Modine leads the film and is present throughout. After a heist gone wrong an amnesiac criminal who is taken out of prison and administered with an experimental drug in the hope of remembering where he hid the money. Stallone, who has a small supporting role plays a cop.
Backtrace has the hallmarks of most of Bruce Willis’ recent films. It’s kind of half-heartedly put together. It’s cheap and it all feels a little careless. Brian A.Miller, the director has indeed helmed a selection of Willis films. The norm is usually to give Willis front and centre on the artwork but a supporting role in the film, which he more or less phones in. Simply replace Willis with Stallone. It’s exactly the same here and Sly has rarely looked so disengaged with a project. He’s picking up his paycheck and not much else.

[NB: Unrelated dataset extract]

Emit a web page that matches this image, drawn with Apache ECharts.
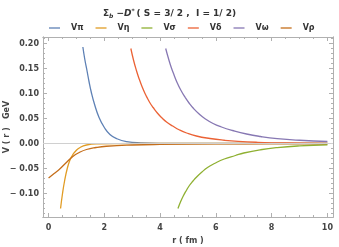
<!DOCTYPE html>
<html><head><meta charset="utf-8">
<script src="https://cdn.jsdelivr.net/npm/echarts@6/dist/echarts.min.js"></script>
<style>html,body{margin:0;padding:0;background:#fff}#c{width:339px;height:247px}</style>
</head><body><div id="c"></div>
<script>
const seriesNames = ['Vπ','Vη','Vσ','Vδ','Vω','Vρ'];
const colors = ['#5E81B5','#E19C24','#8FB032','#EB6235','#8778B3','#C56E1A'];
const xTicks = [0,2,4,6,8,10];
const yTicks = [-0.10,-0.05,0.00,0.05,0.10,0.15,0.20];
const vPi = [[1.23,0.193],[1.3,0.168],[1.38,0.145],[1.45,0.124],[1.53,0.103],[1.65,0.078],[1.81,0.052],[2.0,0.032],[2.2,0.018],[2.45,0.0095],[2.8,0.0038],[3.3,0.0012],[4,0.0003],[10,0]];
const vEta = [[0.43,-0.13],[0.5,-0.10],[0.58,-0.073],[0.67,-0.050],[0.76,-0.034],[0.85,-0.024],[0.94,-0.017],[1.1,-0.009],[1.36,-0.003],[1.8,-0.0008],[2.5,-0.0002],[4,0],[10,0]];
const vSigma = [[4.64,-0.130],[4.73,-0.117],[4.83,-0.105],[4.94,-0.094],[5.05,-0.084],[5.18,-0.075],[5.31,-0.067],[5.5,-0.057],[5.7,-0.048],[5.95,-0.040],[6.3,-0.031],[6.7,-0.024],[7.0,-0.019],[7.6,-0.0125],[8.2,-0.0082],[9.0,-0.0048],[10,-0.0025]];
const vDelta = [[2.95,0.190],[3.05,0.166],[3.15,0.146],[3.25,0.129],[3.35,0.114],[3.45,0.101],[3.55,0.090],[3.65,0.080],[3.75,0.072],[3.9,0.061],[4.05,0.052],[4.23,0.043],[4.45,0.035],[4.7,0.027],[4.95,0.021],[5.3,0.015],[5.79,0.010],[6.3,0.0065],[6.8,0.0042],[7.5,0.0024],[8.5,0.0011],[10,0.0004]];
const vOmega = [[4.2,0.190],[4.3,0.170],[4.4,0.152],[4.5,0.137],[4.6,0.123],[4.75,0.106],[4.9,0.092],[5.05,0.080],[5.2,0.070],[5.4,0.059],[5.6,0.050],[5.9,0.040],[6.2,0.033],[6.6,0.026],[7.1,0.019],[7.6,0.014],[8.2,0.0098],[9.0,0.0065],[10,0.0040]];
const vRho = [[0,-0.069],[0.2,-0.060],[0.4,-0.051],[0.6,-0.040],[0.87,-0.026],[1.1,-0.018],[1.36,-0.012],[1.7,-0.008],[2.07,-0.0055],[3,-0.003],[4,-0.0018],[6,-0.0008],[8,-0.0003],[10,-0.0001]];
const seriesData = [vPi,vEta,vSigma,vDelta,vOmega,vRho];

const xMinor = []; for (let i=0;i<=20;i++) xMinor.push(i*0.5);
const yMinor = []; for (let i=-14;i<=21;i++) yMinor.push(+(i*0.01).toFixed(2));

const frame = '#b0b0b0';
const lblStyle = {color:'#444', fontSize:8, fontWeight:'bold', fontFamily:'DejaVu Sans'};
function xAx(pos, labels, ticks, len){
  return {type:'value', min:-0.2, max:10.2, position:pos,
    axisLine:{show:true, onZero:false, lineStyle:{color:frame, width:1}},
    axisTick:{show:true, inside:true, length:len, customValues:ticks, lineStyle:{color:frame}},
    axisLabel:{show:labels, customValues:xTicks, margin:7, ...lblStyle, formatter:v=>String(v)},
    splitLine:{show:false},
    name: labels ? 'r ( fm )' : '', nameLocation:'middle', nameGap:20, nameMoveOverlap:false,
    nameTextStyle:{color:'#444', fontSize:8, fontWeight:'bold', fontFamily:'DejaVu Sans'}};
}
function yAx(pos, labels, ticks, len){
  return {type:'value', min:-0.147, max:0.213, position:pos,
    axisLine:{show:true, onZero:false, lineStyle:{color:frame, width:1}},
    axisTick:{show:true, inside:true, length:len, customValues:ticks, lineStyle:{color:frame}},
    axisLabel:{show:labels, customValues:yTicks, margin:4, ...lblStyle,
      formatter:v=>{const s=Math.abs(v).toFixed(2); return v< -1e-9 ? '− '+s : s;}},
    splitLine:{show:false},
    name: labels ? 'V ( r )   GeV' : '', nameLocation:'middle', nameGap:32, nameRotate:90, nameMoveOverlap:false,
    nameTextStyle:{color:'#444', fontSize:8, fontWeight:'bold', fontFamily:'DejaVu Sans'}};
}

const chart = echarts.init(document.getElementById('c'), null, {renderer:'canvas'});
const series = seriesNames.map((n,i)=>({
  name:n, type:'line', data:seriesData[i], smooth:0.5, showSymbol:false, symbol:'none',
  xAxisIndex:0, yAxisIndex:0,
  lineStyle:{color:colors[i], width:1.3}, itemStyle:{color:colors[i]},
  markLine: i===0 ? {silent:true, symbol:'none', label:{show:false},
    lineStyle:{color:'#d0d0d0', width:1, type:'solid'}, data:[{yAxis:0}]} : undefined,
  z: 3
}));
chart.setOption({
  animation:false,
  title:{left:'center', top:3, text:'{n|Σ}{sub|b}{n| −}{i|D}{sup|*}{n|( S = 3/ 2 ,  I = 1/ 2)}',
    textStyle:{rich:{
      n:{fontSize:9, fontWeight:'bold', color:'#333', fontFamily:'DejaVu Sans'},
      i:{fontSize:9, fontWeight:'bold', fontStyle:'italic', color:'#333', fontFamily:'DejaVu Sans'},
      sub:{fontSize:6, fontWeight:'bold', fontStyle:'italic', color:'#333', verticalAlign:'bottom', padding:[5,0,0,0], fontFamily:'DejaVu Sans'},
      sup:{fontSize:6, fontWeight:'bold', color:'#333', verticalAlign:'top', padding:[0,2,4,0], fontFamily:'DejaVu Sans'}
    }}},
  legend:{top:19, left:44, data:seriesNames.map((n,i)=>({name:n, icon:'rect', itemStyle:{color:colors[i]}})),
    itemWidth:11, itemHeight:1.3, itemGap:12,
    textStyle:{color:'#333', fontSize:8, fontWeight:'bold', fontFamily:'DejaVu Sans', padding:[0,0,0,6]}},
  grid:{left:43, right:6, top:37, bottom:30, containLabel:false, outerBoundsMode:'none'},
  xAxis:[xAx('bottom',true,xTicks,4), xAx('bottom',false,xMinor,2), xAx('top',false,xTicks,4), xAx('top',false,xMinor,2)],
  yAxis:[yAx('left',true,yTicks,4), yAx('left',false,yMinor,2), yAx('right',false,yTicks,4), yAx('right',false,yMinor,2)],
  series: series
});
</script></body></html>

The film suffers from a convoluted and hackneyed script, further hampered by tired direction, flat photography, and some stylistic choices (particularly relating to the drug side effects afflicting Modine’s protagonist) which get tiresome very quickly. The cast are almost universally lifeless, but I give Modine credit for really putting effort into what he’s doing here and trying to inject some life, some interest, into his role.
There’s just absolutely nothing to suggest this was approached with care, beyond simply being churned out as quickly and efficiently as possible, but a severe lack of artistry and flair means that Backtrace has very little to recommend, and die hard action aficionados, looking to see Stallone in action will be particularly let down. Not just from his lack of screen-time, but his total disinterest in the role he’s playing.